Gap Inc. has entered into one of the largest offsite renewable energy contracts by an apparel retailer to date — one that addresses the specific needs of its leased sites.

Gap has signed a 90 megawatt (MW) virtual power purchase agreement  for the Aurora Wind Project with Enel Green Power North America. The 12-year agreement will enable the company to reach its 2020 goal to reduce absolute Scope 1 and 2 greenhouse gas (GHG) emissions for its owned and operated facilities by 50% compared to 2015.

The retailer also announced it has set a goal to reach 100%  renewable energy across its global owned and operated facilities by 2030.

“We have a responsibility to reduce our climate impact,” said Art Peck, president and CEO, Gap Inc. “For Gap Inc., being a part of the climate solution means making strategic investments in clean energy generation.

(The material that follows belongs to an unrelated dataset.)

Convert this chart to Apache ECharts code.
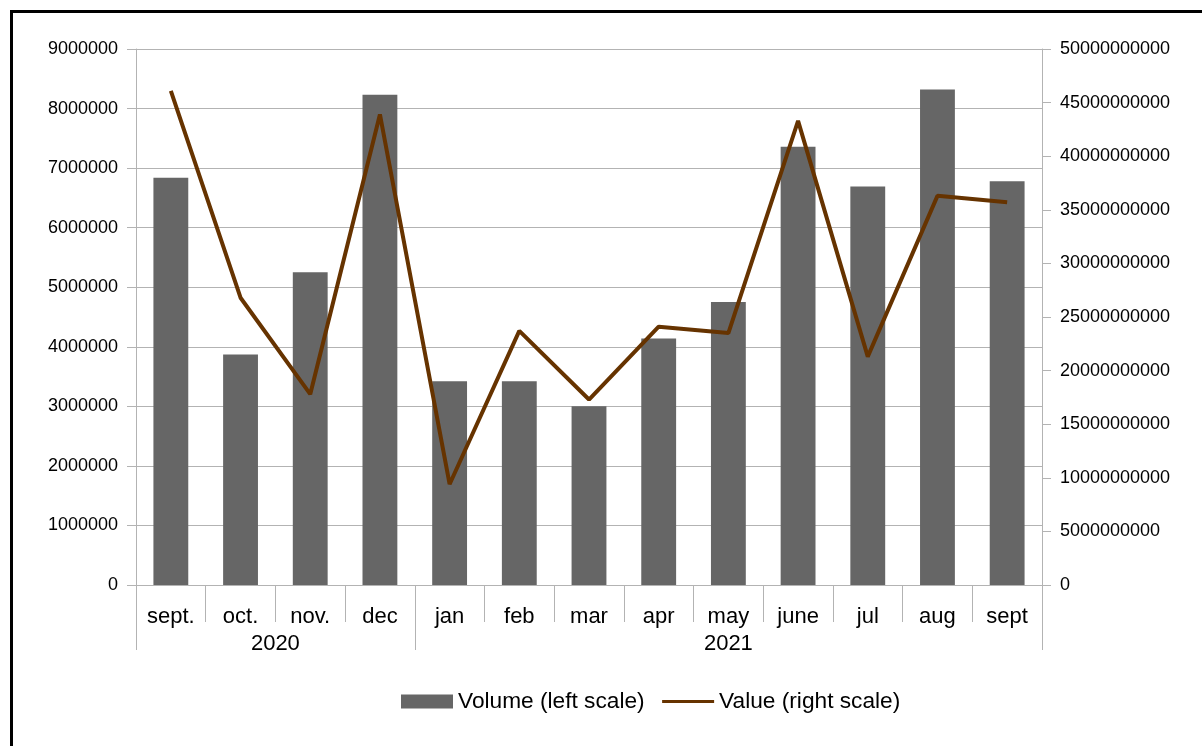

Today we have secured a path to achieving our 2020 goal, but we must do more. I’m proud to commit to renewable energy for 100 percent of our stores, headquarters and distribution centers globally by 2030,”

Gap Inc. operates more than 3,300 stores worldwide, with the vast majority of its fleet being leased sites located in buildings and malls owned by landlords, limiting the company’s ability to implement onsite renewable energy assets. The agreement with Enel Green Power allows the retailer to meet its renewable energy goal by aggregating its distributed electricity load in the U.S. and purchasing wind energy equivalent to the energy needs of over 1,500 retail stores in its global real estate portfolio. The agreement provides benefits both to the local grid by adding new clean generation, while also stabilizing operating costs for Gap Inc. in the face of fluctuating energy prices.

The wind electricity output purchased by Gap Inc. from the 90 MW portion of Enel Green Power’s 299 MW Aurora project is expected to total approximately 374 gigawatt hours (GWh) each year. It will reduce GHG emissions equivalent to the carbon reduction of removing 60,000 passenger cars from the road annually.

Gap Inc. was advised on the agreement by Schneider Electric Energy & Sustainability Services, who assisted the company in its project selection and negotiations.